Getting Spanked by Car Maker CEOs: Even Detroit Thinks Healthcare’s Innovation and Productivity are Bad
Inside Healthcare Computing has graciously agreed to make previous Mr. HIStalk editorials available from its newsletter as a weekly "Best Of" series for HIStalk. This editorial originally appeared in the newsletter in October 2006. Inside Healthcare Computing subscribers receive a new editorial every week in their Electronic Update.
Big-company CEOs have healthcare on their mind. I know that because they keep insulting us in the national media. We’re too expensive and we underutilize technology, they’re telling the world. It’s our fault that jobs are moving offshore, not their own corporate greed or inefficiency.
My first reaction: who do they think they are? We’re getting lectures on innovation, productivity, and cost control from GM? If I wanted that kind of advice, I’d go to Toyota.
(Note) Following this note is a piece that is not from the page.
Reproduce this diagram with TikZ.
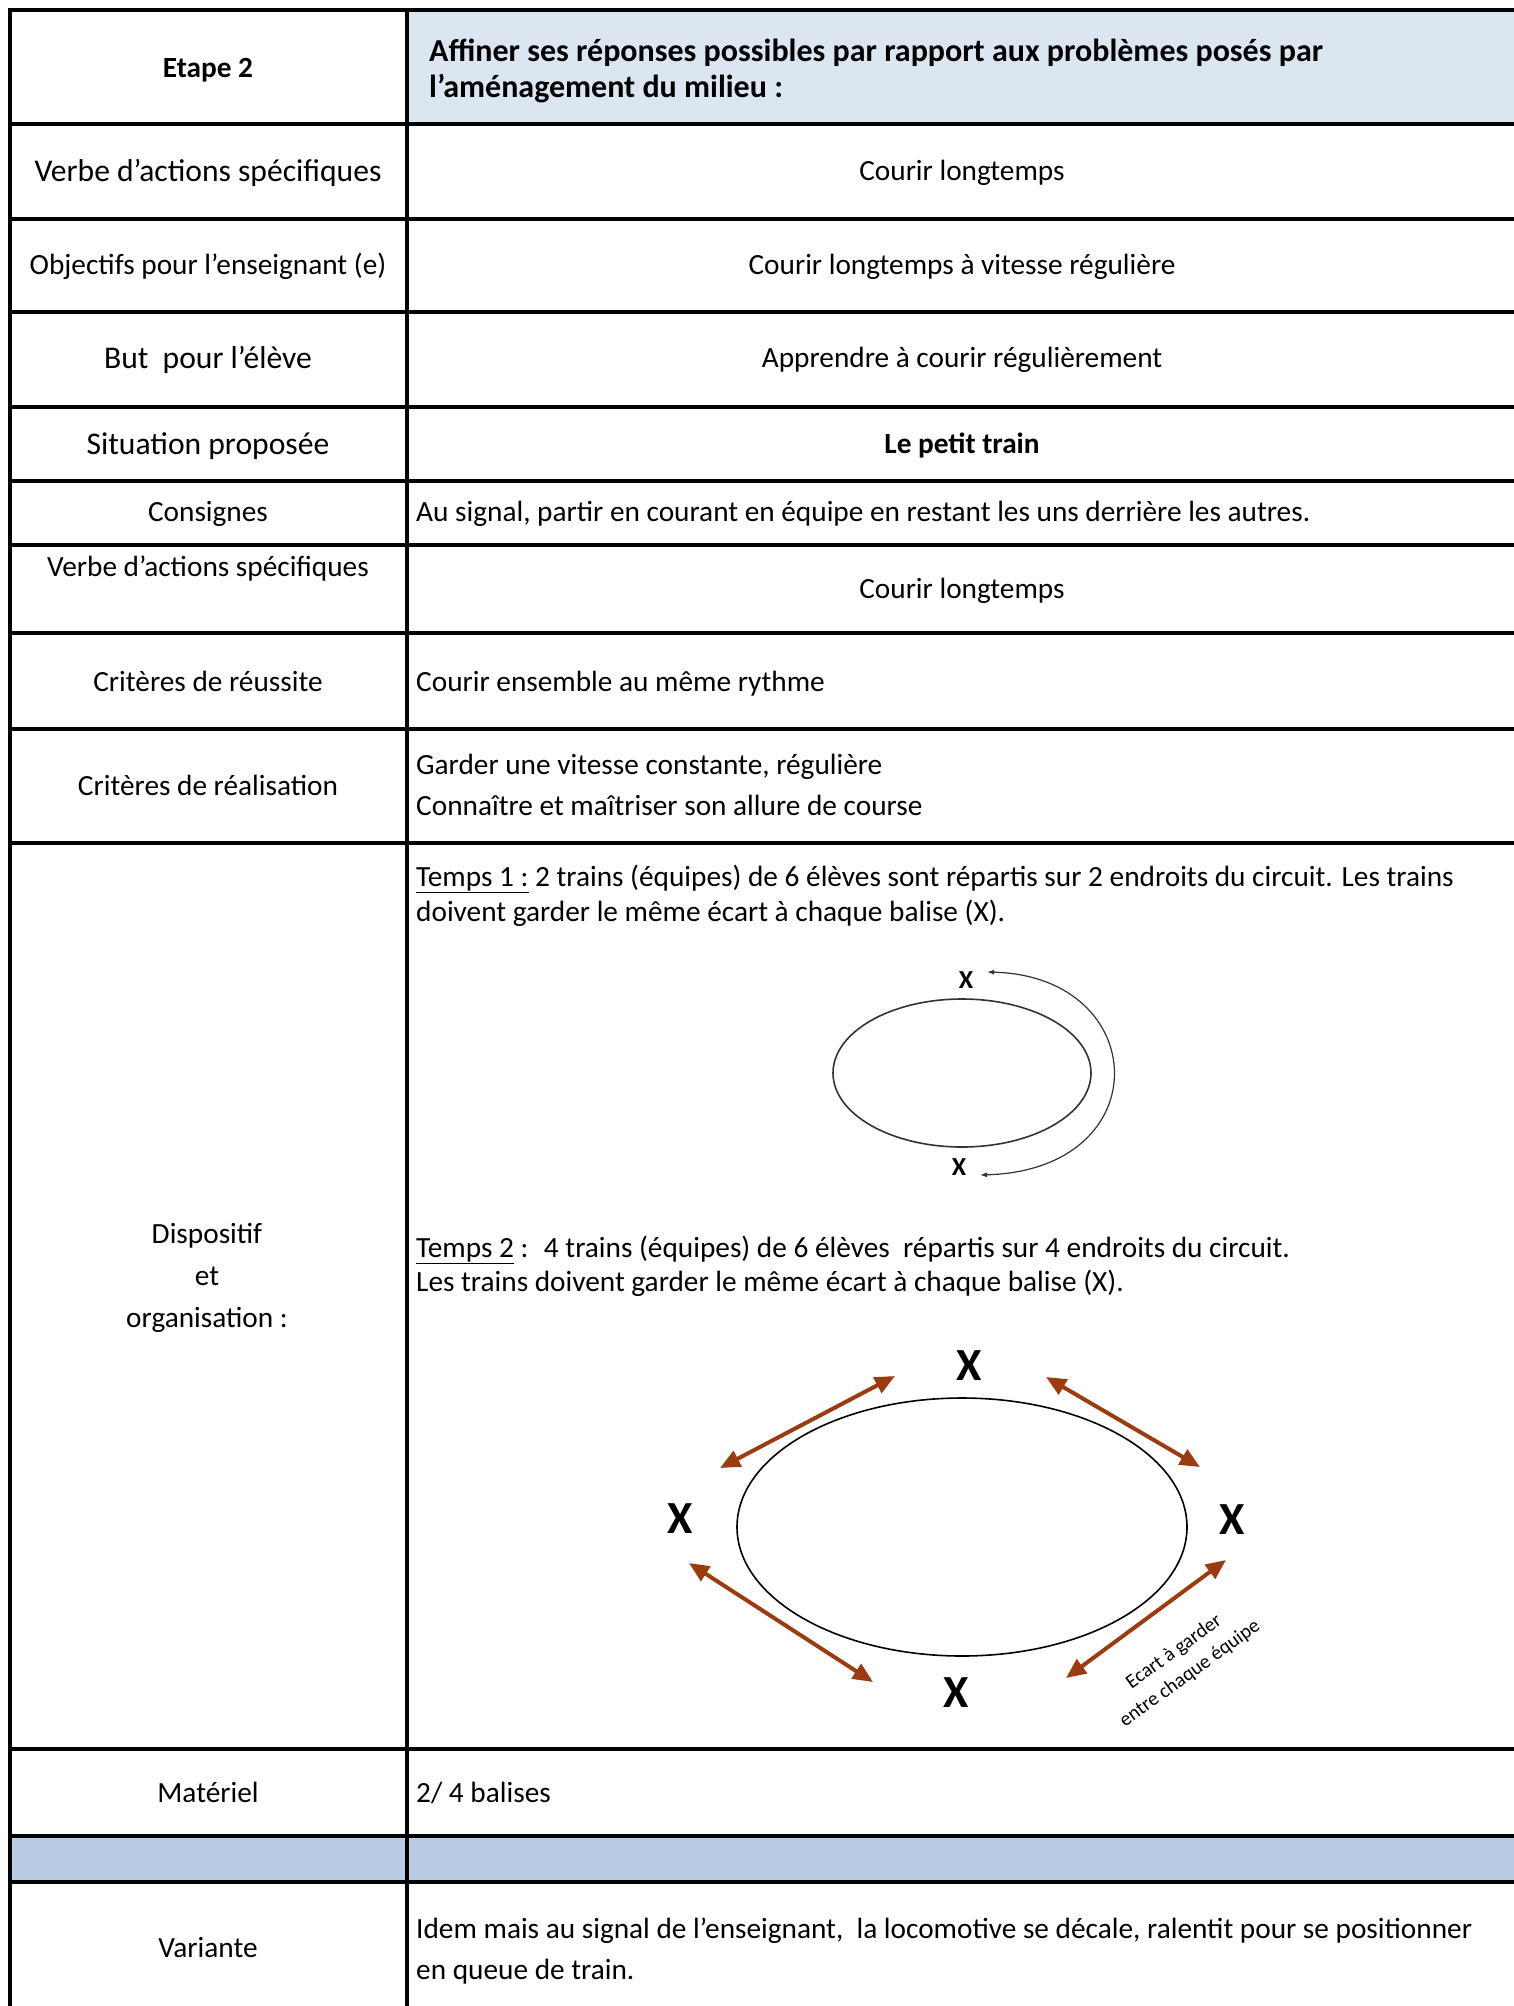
\documentclass[tikz,border=0pt]{standalone}
\usepackage{fontspec}
\setmainfont{Carlito}
\usetikzlibrary{arrows.meta}
\usepackage{xcolor}
\definecolor{headblue}{RGB}{220,230,241}
\definecolor{bandblue}{RGB}{184,204,228}
\definecolor{arrowbrown}{RGB}{156,58,16}

\begin{document}
\begin{tikzpicture}[x=1pt,y=-1pt,every node/.style={inner sep=0pt},
    lab/.style={font=\fontsize{29.3}{35}\selectfont,anchor=base},
    biglab/.style={font=\fontsize{31.6}{38}\selectfont,anchor=base},
    txt/.style={font=\fontsize{29.3}{35}\selectfont,anchor=base west},
    boldtxt/.style={font=\fontsize{32}{38}\selectfont\bfseries,anchor=base west},
    rule/.style={line width=3.2pt},
    track/.style={line width=1.6pt},
    brownarrow/.style={line width=4pt,color=arrowbrown,<->,>={Triangle[length=20pt,width=17pt]}},
    smallx/.style={font=\fontsize{26}{30}\selectfont\bfseries},
    bigx/.style={font=\fontsize{46}{50}\selectfont\bfseries}]
    \useasboundingbox (0,0) rectangle (1514,2006);
    % cell colours
    \fill[headblue] (407,10) rectangle (1514,124);
    \fill[bandblue] (10,1836) rectangle (1514,1882);
    % table rules
    \foreach \y in {10,124,219,312,407,481,545,633,729,843,1749,1836,1882}
    \draw[rule] (8.4,\y) -- (1514,\y);
    \foreach \x in {10,407}
    \draw[rule] (\x,8.4) -- (\x,2006);

    % left column
    \node[lab,font=\fontsize{29.3}{35}\selectfont\bfseries] (l1) at (208,77) {Etape 2};
    \node[biglab] (l2) at (208,181) {Verbe d’actions spécifiques};
    \node[lab] (l3) at (208,274) {Objectifs pour l’enseignant (e)};
    \node[biglab] (l4) at (208,368) {But~ pour l’élève};
    \node[biglab] (l5) at (208,454) {Situation proposée};
    \node[lab] (l6) at (208,521) {Consignes};
    \node[lab] (l7) at (208,576) {Verbe d’actions spécifiques};
    \node[lab] (l8) at (208,691) {Critères de réussite};
    \node[lab] (l9) at (208,795) {Critères de réalisation};
    \node[lab] (l10a) at (207,1243) {Dispositif};
    \node[lab] (l10b) at (207,1285) {et};
    \node[lab] (l10c) at (207,1327) {organisation :};
    \node[lab] (l11) at (208,1802) {Matériel};
    \node[lab] (l13) at (208,1957) {Variante};

    % right column
    \node[boldtxt] (r1a) at (429,61) {Affiner ses réponses possibles par rapport aux problèmes posés par};
    \node[boldtxt] (r1b) at (429,97) {l’aménagement du milieu :};
    \node[lab] (r2) at (962,180) {Courir longtemps};
    \node[lab] (r3) at (962,274) {Courir longtemps à vitesse régulière};
    \node[lab] (r4) at (962,367) {Apprendre à courir régulièrement};
    \node[lab,font=\fontsize{29.3}{35}\selectfont\bfseries] (r5) at (962,453) {Le petit train};
    \node[txt] (r6) at (416,521) {Au signal, partir en courant en équipe en restant les uns derrière les autres.};
    \node[lab] (r7) at (962,598) {Courir longtemps};
    \node[txt] (r8) at (416,691) {Courir ensemble au même rythme};
    \node[txt] (r9a) at (416,774) {Garder une vitesse constante, régulière};
    \node[txt] (r9b) at (416,815) {Connaître et maîtriser son allure de course};
    \node[txt] (t1a) at (416,886) {\underline{Temps 1 :} 2 trains (équipes) de 6 élèves sont répartis sur 2 endroits du circuit. Les trains};
    \node[txt] (t1b) at (416,921) {doivent garder le même écart à chaque balise (X).};
    \node[txt] (t2a) at (416,1257) {\underline{Temps 2} :~ 4 trains (équipes) de 6 élèves~ répartis sur 4 endroits du circuit.};
    \node[txt] (t2b) at (416,1291) {Les trains doivent garder le même écart à chaque balise (X).};
    \node[txt] (r11) at (416,1802) {2/ 4 balises};
    \node[txt] (r13a) at (416,1938) {Idem mais au signal de l’enseignant,~ la locomotive se décale, ralentit pour se positionner};
    \node[txt] (r13b) at (416,1979) {en queue de train.};

    % circuit, temps 1
    \draw[track,black!80] (962,1073) ellipse [x radius=129pt,y radius=74pt];
    \node[smallx] (xa) at (966,980) {X};
    \node[smallx] (xb) at (959,1167) {X};
    \coordinate (c1) at (987,972);
    \coordinate (c2) at (980,1175);
    \draw[line width=1.2pt,black!80,<->,>={Latex[length=7pt,width=5pt]}] (c1) .. controls (1152,976) and (1160,1170) .. (c2);

    % circuit, temps 2
    \draw[track] (962,1527) ellipse [x radius=225pt,y radius=129pt];
    \node[bigx] (xn) at (969,1366) {X};
    \node[bigx] (xw) at (680,1519) {X};
    \node[bigx] (xe) at (1232,1520) {X};
    \node[bigx] (xs) at (956,1693) {X};
    \coordinate (a1) at (720,1468);
    \coordinate (a2) at (895,1376);
    \coordinate (b1) at (1046,1377);
    \coordinate (b2) at (1200,1467);
    \coordinate (d1) at (689,1563);
    \coordinate (d2) at (873,1682);
    \coordinate (e1) at (1066,1678);
    \coordinate (e2) at (1226,1560);
    \foreach \from/\to in
    {a1/a2,b1/b2,d1/d2,e1/e2}
    \draw[brownarrow] (\from) -- (\to);
    \node[rotate=36,align=center,font=\fontsize{20}{27}\selectfont] (gap) at (1182,1663) {Ecart à garder\\entre chaque équipe};
\end{tikzpicture}
\end{document}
Unfortunately, they’re right. The healthcare price increase merry-go-round has to stop eventually. Most of the job growth since 2001 was in healthcare, and that’s not something to be proud of. We’re leaving an expensive mess for our children to clean up just as Baby Boomers suck the system dry with their healthcare demands. If GM doesn’t like it today, they’ll hate it tomorrow, unless they’re watching the show from China or India by then.
Businesses want to force computers on us, dragging us kicking and screaming out of the dark ages. Unfortunately, software doesn’t automatically bring increased productivity and lower cost. If it did, all of those hospital dollars spent on Microsoft Office and Windows would have made us stunningly more effective instead of just giving employees something to screw around with as a pleasant productivity alternative.
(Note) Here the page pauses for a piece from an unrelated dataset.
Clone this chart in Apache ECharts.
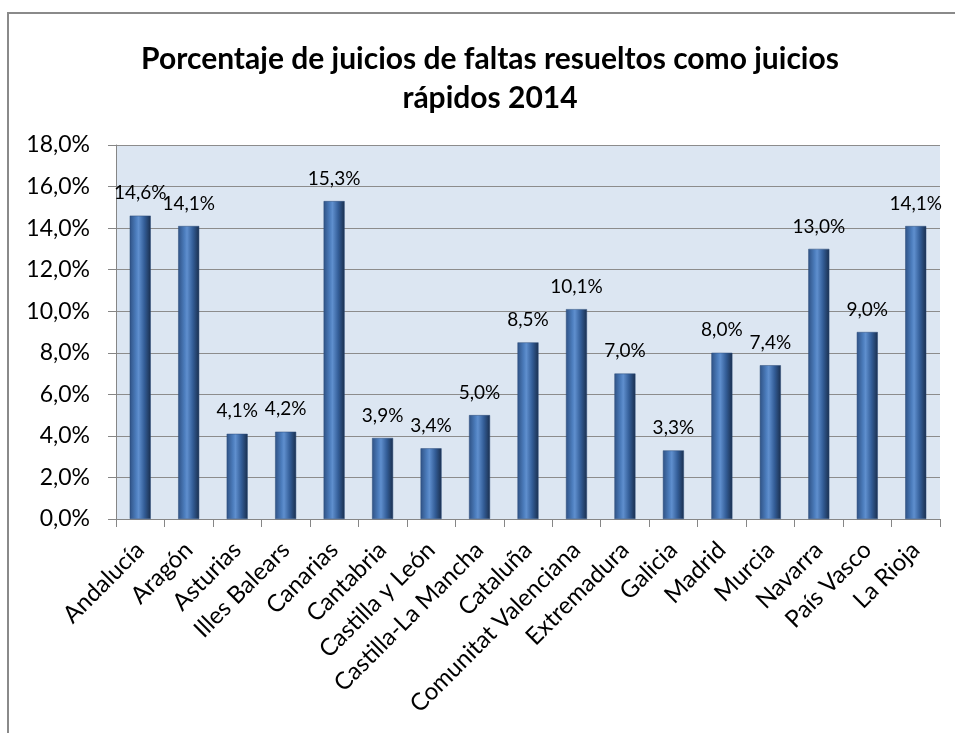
<!DOCTYPE html>
<html><head><meta charset="utf-8">
<script src="https://cdn.jsdelivr.net/npm/echarts@6/dist/echarts.min.js"></script>
<style>html,body{margin:0;padding:0;background:#fff}#c{width:955px;height:733px}</style>
</head><body><div id="c"></div>
<script>
const categories = ["Andalucía","Aragón","Asturias","Illes Balears","Canarias","Cantabria","Castilla y León","Castilla-La Mancha","Cataluña","Comunitat Valenciana","Extremadura","Galicia","Madrid","Murcia","Navarra","País Vasco","La Rioja"];
const values = [14.6,14.1,4.1,4.2,15.3,3.9,3.4,5.0,8.5,10.1,7.0,3.3,8.0,7.4,13.0,9.0,14.1];
const titleText = "Porcentaje de juicios de faltas resueltos como juicios\nrápidos 2014";
const fmt = v => v.toFixed(1).replace('.', ',') + '%';
const FONT = "Lato, sans-serif";
const chart = echarts.init(document.getElementById('c'), null, {renderer:'canvas'});
chart.setOption({
  animation:false,
  backgroundColor:'#fff',
  title:{text:titleText,left:485,textAlign:'center',top:35,
    textStyle:{fontFamily:FONT,fontWeight:'bold',fontSize:30,color:'#000',lineHeight:39}},
  graphic:[{type:'rect',shape:{x:8,y:13,width:1100,height:1100},style:{fill:'none',stroke:'#8a8a8a',lineWidth:2},silent:true}],
  grid:{left:116,right:15,top:145,bottom:214,show:true,backgroundColor:'#dce6f2',borderWidth:0},
  xAxis:{type:'category',data:categories,boundaryGap:true,
    axisLine:{show:true,lineStyle:{color:'#868686',width:1}},
    axisTick:{show:true,alignWithLabel:false,length:8,lineStyle:{color:'#868686'}},
    axisLabel:{rotate:45,interval:0,fontFamily:FONT,fontSize:24,color:'#000',margin:27}},
  yAxis:{type:'value',min:0,max:18,interval:2,
    axisLine:{show:true,lineStyle:{color:'#868686',width:1}},
    axisTick:{show:true,length:8,lineStyle:{color:'#868686'}},
    splitLine:{show:true,lineStyle:{color:'#8c8c8c',width:1}},
    axisLabel:{fontFamily:FONT,fontSize:23,color:'#000',margin:26,formatter:v=>v.toFixed(1).replace('.',',')+'%'}},
  series:[{type:'bar',data:values,barWidth:21,
    itemStyle:{color:new echarts.graphic.LinearGradient(0,0,1,0,[
      {offset:0,color:'#2f5285'},{offset:0.3,color:'#4c7dbd'},{offset:0.42,color:'#5f8fce'},
      {offset:0.7,color:'#335d97'},{offset:1,color:'#1a2f4e'}]),
      borderColor:'#2a4a78',borderWidth:0.5},
    label:{show:true,position:'top',distance:13,fontFamily:FONT,fontSize:19,color:'#000',formatter:p=>fmt(p.value)}}]
});
</script></body></html>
I’d like to think that computerization can really reduce costs, but I haven’t seen it happen anywhere yet. I keep hearing about all of those showcase sites buying the latest and greatest, but the correlation to bottom line and quality outcomes is murky at best. Where’s the average 100-300 bed hospital that has seen its overall costs drop 30% because of software? You’d know them because every other hospital in town would be out of business.
Hospitals can cut expenses in three ways, all of them at their local level. They can manage labor, which is by far their largest expense. They can go after the utilization and cost of drugs and supplies. They can control physician practice variation. I’m glad I said “can” instead of “do” because, for various reasons, these things don’t happen. Software can’t fix them because they’re management problems, although given desperate enough circumstances, they could be fixed.
I’m glad much of our recent IT investment relates to patient safety and outcomes. I hope electronic medical records really do become a standard, with all the information sharing that the RHIO people keep yapping about. But when it comes to drastic cost reductions driven solely by buying and implementing software, I’d say that’s wishful thinking. There’s a lot of work to be done fixing the system and its underlying misaligned incentives before we even try to automate it. No business became a world-beater just by installing SAP, even if they were lucky enough to not be one of those that went bankrupt trying.
I do see a ray of hope in being called out by big-company CEOs. As hard as it is to have change forced on you, I think that time is here. I work in a hospital, but I’m also the occasional patient and medical bill-payer. When wearing those hats, I’m just as mad and frustrated with the system as those CEOs and I bet you are, too. Healthcare is too expensive, too bureaucratic, and too unimpressive in benefits delivered. As a software guy, I’m pretty sure that fix will take more than just people like me.